- _STATED TASK_: Retype the material that follows, keeping every word as it is.

- _PROVIDED MATERIAL_:

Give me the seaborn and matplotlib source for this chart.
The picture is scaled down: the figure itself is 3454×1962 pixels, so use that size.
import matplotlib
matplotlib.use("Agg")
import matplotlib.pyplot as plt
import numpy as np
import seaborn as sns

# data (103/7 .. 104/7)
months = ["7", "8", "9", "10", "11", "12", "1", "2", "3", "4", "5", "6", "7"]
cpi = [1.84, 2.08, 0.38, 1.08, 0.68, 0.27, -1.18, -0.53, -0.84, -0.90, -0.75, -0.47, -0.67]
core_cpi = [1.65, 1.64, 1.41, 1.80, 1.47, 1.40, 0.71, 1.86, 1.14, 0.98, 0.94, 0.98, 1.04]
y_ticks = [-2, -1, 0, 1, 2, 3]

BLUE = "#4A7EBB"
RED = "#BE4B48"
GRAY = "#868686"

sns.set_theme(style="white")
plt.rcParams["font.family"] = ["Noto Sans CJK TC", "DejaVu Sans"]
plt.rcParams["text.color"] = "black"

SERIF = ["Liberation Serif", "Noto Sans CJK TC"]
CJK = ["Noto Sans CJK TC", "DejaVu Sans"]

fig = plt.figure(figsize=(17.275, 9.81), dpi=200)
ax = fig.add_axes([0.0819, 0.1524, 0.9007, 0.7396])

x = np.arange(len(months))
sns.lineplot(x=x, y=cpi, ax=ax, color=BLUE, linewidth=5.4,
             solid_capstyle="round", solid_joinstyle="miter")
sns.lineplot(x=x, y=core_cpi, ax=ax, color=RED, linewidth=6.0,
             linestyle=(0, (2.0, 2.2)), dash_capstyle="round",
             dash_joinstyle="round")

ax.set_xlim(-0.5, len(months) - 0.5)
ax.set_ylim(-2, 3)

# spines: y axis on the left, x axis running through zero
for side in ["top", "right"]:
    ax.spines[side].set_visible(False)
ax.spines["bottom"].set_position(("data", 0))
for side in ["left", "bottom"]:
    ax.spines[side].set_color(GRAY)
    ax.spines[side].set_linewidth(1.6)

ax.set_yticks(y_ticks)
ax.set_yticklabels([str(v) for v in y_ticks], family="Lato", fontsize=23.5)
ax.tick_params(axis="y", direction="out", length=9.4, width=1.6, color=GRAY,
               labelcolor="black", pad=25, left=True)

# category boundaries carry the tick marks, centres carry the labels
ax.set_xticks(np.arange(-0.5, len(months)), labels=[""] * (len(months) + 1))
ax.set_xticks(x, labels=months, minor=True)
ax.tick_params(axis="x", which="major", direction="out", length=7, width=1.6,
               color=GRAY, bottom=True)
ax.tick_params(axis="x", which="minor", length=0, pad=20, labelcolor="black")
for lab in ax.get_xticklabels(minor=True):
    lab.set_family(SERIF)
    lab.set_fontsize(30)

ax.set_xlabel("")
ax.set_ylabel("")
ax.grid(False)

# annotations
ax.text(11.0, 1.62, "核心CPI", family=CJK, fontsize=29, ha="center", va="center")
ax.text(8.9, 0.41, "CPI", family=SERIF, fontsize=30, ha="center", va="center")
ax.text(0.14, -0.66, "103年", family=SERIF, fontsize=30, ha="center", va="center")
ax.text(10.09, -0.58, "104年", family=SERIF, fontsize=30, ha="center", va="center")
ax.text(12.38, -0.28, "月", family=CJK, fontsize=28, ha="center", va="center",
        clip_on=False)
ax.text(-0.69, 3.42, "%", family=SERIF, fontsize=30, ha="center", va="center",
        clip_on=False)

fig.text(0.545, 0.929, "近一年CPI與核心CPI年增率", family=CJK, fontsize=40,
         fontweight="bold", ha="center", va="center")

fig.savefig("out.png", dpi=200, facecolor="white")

- _ANSWER_:
Give me the seaborn and matplotlib source for this chart.
The picture is scaled down: the figure itself is 3454×1962 pixels, so use that size.
import matplotlib
matplotlib.use("Agg")
import matplotlib.pyplot as plt
import numpy as np
import seaborn as sns

# data (103/7 .. 104/7)
months = ["7", "8", "9", "10", "11", "12", "1", "2", "3", "4", "5", "6", "7"]
cpi = [1.84, 2.08, 0.38, 1.08, 0.68, 0.27, -1.18, -0.53, -0.84, -0.90, -0.75, -0.47, -0.67]
core_cpi = [1.65, 1.64, 1.41, 1.80, 1.47, 1.40, 0.71, 1.86, 1.14, 0.98, 0.94, 0.98, 1.04]
y_ticks = [-2, -1, 0, 1, 2, 3]

BLUE = "#4A7EBB"
RED = "#BE4B48"
GRAY = "#868686"

sns.set_theme(style="white")
plt.rcParams["font.family"] = ["Noto Sans CJK TC", "DejaVu Sans"]
plt.rcParams["text.color"] = "black"

SERIF = ["Liberation Serif", "Noto Sans CJK TC"]
CJK = ["Noto Sans CJK TC", "DejaVu Sans"]

fig = plt.figure(figsize=(17.275, 9.81), dpi=200)
ax = fig.add_axes([0.0819, 0.1524, 0.9007, 0.7396])

x = np.arange(len(months))
sns.lineplot(x=x, y=cpi, ax=ax, color=BLUE, linewidth=5.4,
             solid_capstyle="round", solid_joinstyle="miter")
sns.lineplot(x=x, y=core_cpi, ax=ax, color=RED, linewidth=6.0,
             linestyle=(0, (2.0, 2.2)), dash_capstyle="round",
             dash_joinstyle="round")

ax.set_xlim(-0.5, len(months) - 0.5)
ax.set_ylim(-2, 3)

# spines: y axis on the left, x axis running through zero
for side in ["top", "right"]:
    ax.spines[side].set_visible(False)
ax.spines["bottom"].set_position(("data", 0))
for side in ["left", "bottom"]:
    ax.spines[side].set_color(GRAY)
    ax.spines[side].set_linewidth(1.6)

ax.set_yticks(y_ticks)
ax.set_yticklabels([str(v) for v in y_ticks], family="Lato", fontsize=23.5)
ax.tick_params(axis="y", direction="out", length=9.4, width=1.6, color=GRAY,
               labelcolor="black", pad=25, left=True)

# category boundaries carry the tick marks, centres carry the labels
ax.set_xticks(np.arange(-0.5, len(months)), labels=[""] * (len(months) + 1))
ax.set_xticks(x, labels=months, minor=True)
ax.tick_params(axis="x", which="major", direction="out", length=7, width=1.6,
               color=GRAY, bottom=True)
ax.tick_params(axis="x", which="minor", length=0, pad=20, labelcolor="black")
for lab in ax.get_xticklabels(minor=True):
    lab.set_family(SERIF)
    lab.set_fontsize(30)

ax.set_xlabel("")
ax.set_ylabel("")
ax.grid(False)

# annotations
ax.text(11.0, 1.62, "核心CPI", family=CJK, fontsize=29, ha="center", va="center")
ax.text(8.9, 0.41, "CPI", family=SERIF, fontsize=30, ha="center", va="center")
ax.text(0.14, -0.66, "103年", family=SERIF, fontsize=30, ha="center", va="center")
ax.text(10.09, -0.58, "104年", family=SERIF, fontsize=30, ha="center", va="center")
ax.text(12.38, -0.28, "月", family=CJK, fontsize=28, ha="center", va="center",
        clip_on=False)
ax.text(-0.69, 3.42, "%", family=SERIF, fontsize=30, ha="center", va="center",
        clip_on=False)

fig.text(0.545, 0.929, "近一年CPI與核心CPI年增率", family=CJK, fontsize=40,
         fontweight="bold", ha="center", va="center")

fig.savefig("out.png", dpi=200, facecolor="white")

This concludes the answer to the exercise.